◆ **AIM**:
Any pictures in the records below must be left out when you repeat the lines from the line containing "Generate a Python script that draws this with Bokeh." through the line containing "from bokeh.resources import INLINE" exactly.

Entries from a dataset:

——

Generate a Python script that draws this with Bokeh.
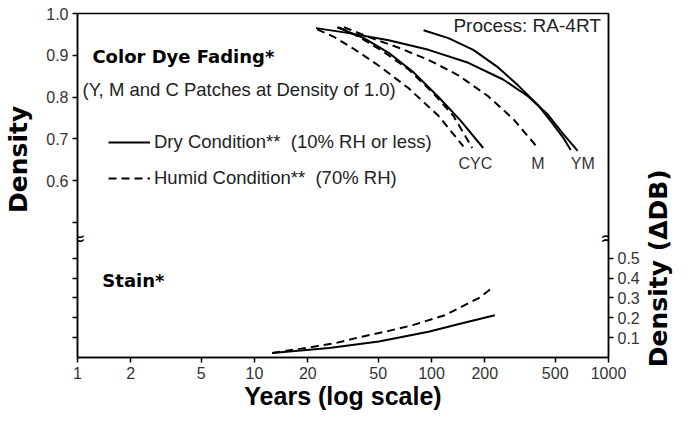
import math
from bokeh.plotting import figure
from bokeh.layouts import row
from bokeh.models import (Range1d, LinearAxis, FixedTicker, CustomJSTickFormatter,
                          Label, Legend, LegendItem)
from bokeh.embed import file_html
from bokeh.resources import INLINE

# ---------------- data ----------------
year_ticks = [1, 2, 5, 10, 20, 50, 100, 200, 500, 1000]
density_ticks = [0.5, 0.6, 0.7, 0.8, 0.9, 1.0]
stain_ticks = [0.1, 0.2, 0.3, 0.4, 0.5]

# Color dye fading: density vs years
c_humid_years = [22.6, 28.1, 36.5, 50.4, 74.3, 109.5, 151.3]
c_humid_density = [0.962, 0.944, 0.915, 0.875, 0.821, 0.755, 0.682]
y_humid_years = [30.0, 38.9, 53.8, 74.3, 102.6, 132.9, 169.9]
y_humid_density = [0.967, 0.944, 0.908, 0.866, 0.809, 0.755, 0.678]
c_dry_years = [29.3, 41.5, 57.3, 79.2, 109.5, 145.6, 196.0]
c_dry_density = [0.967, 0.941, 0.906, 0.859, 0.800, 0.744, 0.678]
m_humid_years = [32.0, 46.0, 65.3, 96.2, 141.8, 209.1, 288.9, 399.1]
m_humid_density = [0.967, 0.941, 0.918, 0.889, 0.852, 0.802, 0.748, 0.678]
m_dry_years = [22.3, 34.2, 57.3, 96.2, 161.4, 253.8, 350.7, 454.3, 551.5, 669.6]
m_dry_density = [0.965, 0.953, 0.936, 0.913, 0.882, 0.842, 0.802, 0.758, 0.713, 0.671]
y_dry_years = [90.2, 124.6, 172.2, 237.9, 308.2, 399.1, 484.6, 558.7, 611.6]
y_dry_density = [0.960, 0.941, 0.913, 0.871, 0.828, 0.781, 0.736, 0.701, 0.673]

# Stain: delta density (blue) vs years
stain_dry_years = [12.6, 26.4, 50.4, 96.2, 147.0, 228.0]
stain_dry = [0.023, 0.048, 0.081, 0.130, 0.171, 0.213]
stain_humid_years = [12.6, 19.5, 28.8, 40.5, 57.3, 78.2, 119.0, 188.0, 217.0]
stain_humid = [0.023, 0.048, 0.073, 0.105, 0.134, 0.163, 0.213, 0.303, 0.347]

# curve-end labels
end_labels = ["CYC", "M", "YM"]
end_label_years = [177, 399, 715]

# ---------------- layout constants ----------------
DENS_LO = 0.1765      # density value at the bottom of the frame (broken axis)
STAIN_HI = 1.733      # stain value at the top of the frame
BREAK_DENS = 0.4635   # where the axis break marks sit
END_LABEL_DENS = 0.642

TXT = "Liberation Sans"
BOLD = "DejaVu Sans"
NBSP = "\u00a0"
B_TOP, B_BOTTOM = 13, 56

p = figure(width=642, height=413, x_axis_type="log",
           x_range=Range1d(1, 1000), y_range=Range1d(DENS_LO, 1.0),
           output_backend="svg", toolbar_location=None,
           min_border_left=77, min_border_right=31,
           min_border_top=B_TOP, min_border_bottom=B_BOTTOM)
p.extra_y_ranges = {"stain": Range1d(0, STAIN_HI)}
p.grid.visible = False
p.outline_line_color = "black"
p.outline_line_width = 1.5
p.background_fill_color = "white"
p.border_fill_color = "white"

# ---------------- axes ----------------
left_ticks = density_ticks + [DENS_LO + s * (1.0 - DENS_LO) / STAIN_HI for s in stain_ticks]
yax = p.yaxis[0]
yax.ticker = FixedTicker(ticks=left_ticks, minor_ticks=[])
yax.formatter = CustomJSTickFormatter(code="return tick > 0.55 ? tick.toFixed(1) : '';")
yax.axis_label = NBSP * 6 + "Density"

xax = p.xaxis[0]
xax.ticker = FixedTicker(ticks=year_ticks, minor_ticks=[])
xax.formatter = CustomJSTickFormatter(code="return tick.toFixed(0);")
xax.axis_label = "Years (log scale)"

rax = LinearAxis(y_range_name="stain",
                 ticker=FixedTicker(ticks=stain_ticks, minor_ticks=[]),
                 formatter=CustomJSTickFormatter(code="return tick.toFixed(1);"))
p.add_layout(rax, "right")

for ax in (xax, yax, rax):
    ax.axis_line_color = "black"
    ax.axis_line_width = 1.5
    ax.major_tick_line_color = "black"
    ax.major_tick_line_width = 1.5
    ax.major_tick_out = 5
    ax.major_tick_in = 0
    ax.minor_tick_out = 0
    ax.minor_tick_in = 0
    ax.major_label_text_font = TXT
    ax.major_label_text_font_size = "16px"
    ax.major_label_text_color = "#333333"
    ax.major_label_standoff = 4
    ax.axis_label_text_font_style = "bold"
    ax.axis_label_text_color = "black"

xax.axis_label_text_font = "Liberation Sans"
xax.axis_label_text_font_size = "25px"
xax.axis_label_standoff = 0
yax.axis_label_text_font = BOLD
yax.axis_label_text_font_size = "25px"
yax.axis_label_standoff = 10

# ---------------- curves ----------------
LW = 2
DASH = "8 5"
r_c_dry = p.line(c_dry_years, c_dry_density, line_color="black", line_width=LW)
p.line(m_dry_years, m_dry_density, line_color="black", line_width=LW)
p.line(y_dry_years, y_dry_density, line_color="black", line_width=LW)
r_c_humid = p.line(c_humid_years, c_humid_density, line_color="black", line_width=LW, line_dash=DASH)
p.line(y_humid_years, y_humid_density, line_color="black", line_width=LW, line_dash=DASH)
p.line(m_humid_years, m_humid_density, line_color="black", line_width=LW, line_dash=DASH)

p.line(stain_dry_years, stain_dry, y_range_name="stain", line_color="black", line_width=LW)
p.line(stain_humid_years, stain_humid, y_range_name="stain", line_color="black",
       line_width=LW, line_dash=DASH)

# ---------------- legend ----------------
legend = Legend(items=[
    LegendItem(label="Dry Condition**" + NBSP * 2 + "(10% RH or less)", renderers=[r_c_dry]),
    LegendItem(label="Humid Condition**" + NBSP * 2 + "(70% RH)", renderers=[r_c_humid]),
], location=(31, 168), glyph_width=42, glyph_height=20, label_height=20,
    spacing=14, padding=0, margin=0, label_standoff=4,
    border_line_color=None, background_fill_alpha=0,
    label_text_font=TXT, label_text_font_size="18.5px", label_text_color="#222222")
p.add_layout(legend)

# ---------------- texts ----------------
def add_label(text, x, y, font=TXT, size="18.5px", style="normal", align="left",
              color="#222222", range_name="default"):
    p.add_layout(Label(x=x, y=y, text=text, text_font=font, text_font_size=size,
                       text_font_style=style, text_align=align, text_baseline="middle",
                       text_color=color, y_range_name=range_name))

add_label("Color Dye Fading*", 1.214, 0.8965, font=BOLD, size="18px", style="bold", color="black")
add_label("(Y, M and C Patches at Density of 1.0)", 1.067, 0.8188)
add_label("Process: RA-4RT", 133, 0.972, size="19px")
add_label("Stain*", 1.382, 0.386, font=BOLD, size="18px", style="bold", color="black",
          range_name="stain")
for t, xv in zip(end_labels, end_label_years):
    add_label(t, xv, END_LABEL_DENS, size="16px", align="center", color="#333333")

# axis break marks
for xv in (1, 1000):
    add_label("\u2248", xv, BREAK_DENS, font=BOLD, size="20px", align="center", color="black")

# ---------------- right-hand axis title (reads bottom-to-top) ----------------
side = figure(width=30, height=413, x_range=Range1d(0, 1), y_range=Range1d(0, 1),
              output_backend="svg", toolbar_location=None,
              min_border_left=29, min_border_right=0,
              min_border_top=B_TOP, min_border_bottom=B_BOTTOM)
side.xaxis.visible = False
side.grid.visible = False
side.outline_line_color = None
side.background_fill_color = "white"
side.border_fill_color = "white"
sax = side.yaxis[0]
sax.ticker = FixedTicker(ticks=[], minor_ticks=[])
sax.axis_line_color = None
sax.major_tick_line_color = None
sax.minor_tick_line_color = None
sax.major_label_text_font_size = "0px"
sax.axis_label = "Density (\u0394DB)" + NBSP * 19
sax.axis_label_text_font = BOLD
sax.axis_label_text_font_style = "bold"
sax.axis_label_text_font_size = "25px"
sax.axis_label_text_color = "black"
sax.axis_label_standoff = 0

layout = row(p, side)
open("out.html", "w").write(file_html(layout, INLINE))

——

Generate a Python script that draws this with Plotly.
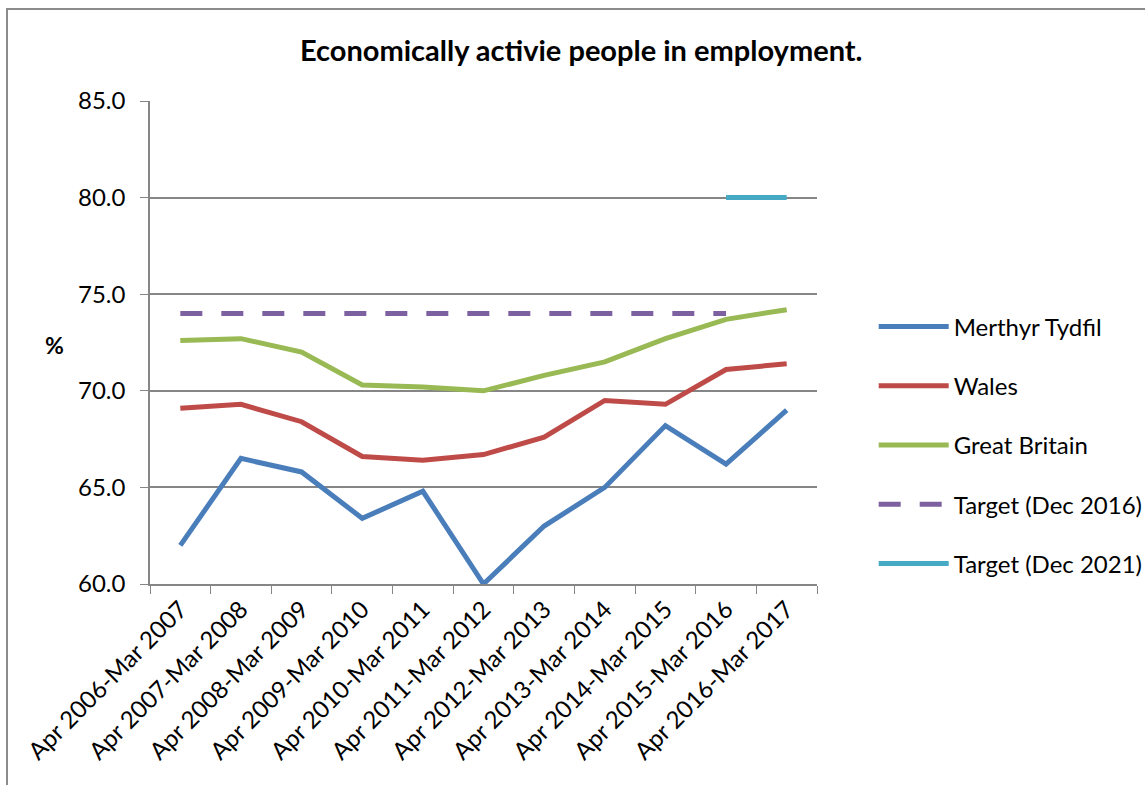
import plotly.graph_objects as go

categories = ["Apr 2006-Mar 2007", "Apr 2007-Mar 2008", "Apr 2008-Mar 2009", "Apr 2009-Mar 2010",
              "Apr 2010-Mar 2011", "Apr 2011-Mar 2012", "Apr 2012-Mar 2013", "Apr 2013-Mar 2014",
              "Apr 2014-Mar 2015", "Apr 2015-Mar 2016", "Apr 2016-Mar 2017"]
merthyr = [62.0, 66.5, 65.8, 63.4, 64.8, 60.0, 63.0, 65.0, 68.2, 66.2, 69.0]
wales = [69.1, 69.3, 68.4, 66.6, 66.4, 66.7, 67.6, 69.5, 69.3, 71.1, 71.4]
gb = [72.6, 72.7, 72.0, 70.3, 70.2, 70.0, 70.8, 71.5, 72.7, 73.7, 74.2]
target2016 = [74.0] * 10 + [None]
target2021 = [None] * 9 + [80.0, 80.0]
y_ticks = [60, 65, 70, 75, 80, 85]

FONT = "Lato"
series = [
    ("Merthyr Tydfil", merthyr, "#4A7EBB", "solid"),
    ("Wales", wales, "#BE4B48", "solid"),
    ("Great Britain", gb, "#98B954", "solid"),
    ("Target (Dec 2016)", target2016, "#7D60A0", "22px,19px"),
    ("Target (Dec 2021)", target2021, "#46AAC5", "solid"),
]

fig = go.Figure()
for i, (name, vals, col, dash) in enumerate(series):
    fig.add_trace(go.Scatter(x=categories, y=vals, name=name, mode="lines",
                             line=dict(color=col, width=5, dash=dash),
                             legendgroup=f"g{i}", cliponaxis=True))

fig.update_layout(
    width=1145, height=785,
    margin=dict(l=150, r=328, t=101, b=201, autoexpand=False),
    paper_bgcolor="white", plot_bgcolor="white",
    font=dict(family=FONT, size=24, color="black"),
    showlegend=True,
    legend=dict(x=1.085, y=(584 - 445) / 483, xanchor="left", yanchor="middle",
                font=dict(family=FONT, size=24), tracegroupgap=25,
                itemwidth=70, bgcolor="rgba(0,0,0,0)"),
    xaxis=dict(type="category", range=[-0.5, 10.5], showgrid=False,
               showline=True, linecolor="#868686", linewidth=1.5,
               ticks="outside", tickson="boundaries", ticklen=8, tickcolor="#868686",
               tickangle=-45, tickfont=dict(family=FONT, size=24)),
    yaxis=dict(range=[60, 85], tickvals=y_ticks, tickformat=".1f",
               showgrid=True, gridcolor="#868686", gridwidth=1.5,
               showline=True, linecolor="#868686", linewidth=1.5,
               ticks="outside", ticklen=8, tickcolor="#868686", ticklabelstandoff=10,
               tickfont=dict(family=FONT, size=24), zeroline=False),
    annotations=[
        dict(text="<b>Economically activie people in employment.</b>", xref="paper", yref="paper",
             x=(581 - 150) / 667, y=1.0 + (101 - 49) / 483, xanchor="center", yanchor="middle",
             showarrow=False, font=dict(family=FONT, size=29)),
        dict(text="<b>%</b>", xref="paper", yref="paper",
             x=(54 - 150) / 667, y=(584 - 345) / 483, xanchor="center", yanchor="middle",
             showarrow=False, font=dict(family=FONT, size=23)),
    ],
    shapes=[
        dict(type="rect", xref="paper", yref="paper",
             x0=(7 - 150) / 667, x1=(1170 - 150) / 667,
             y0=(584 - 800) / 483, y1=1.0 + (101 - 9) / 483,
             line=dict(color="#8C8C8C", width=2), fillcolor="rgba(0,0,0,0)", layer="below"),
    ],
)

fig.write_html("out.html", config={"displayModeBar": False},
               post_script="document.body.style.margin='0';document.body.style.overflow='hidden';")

——

◆ **RESULT OF THIS TASK**:
Generate a Python script that draws this with Bokeh.
import math
from bokeh.plotting import figure
from bokeh.layouts import row
from bokeh.models import (Range1d, LinearAxis, FixedTicker, CustomJSTickFormatter,
                          Label, Legend, LegendItem)
from bokeh.embed import file_html
from bokeh.resources import INLINE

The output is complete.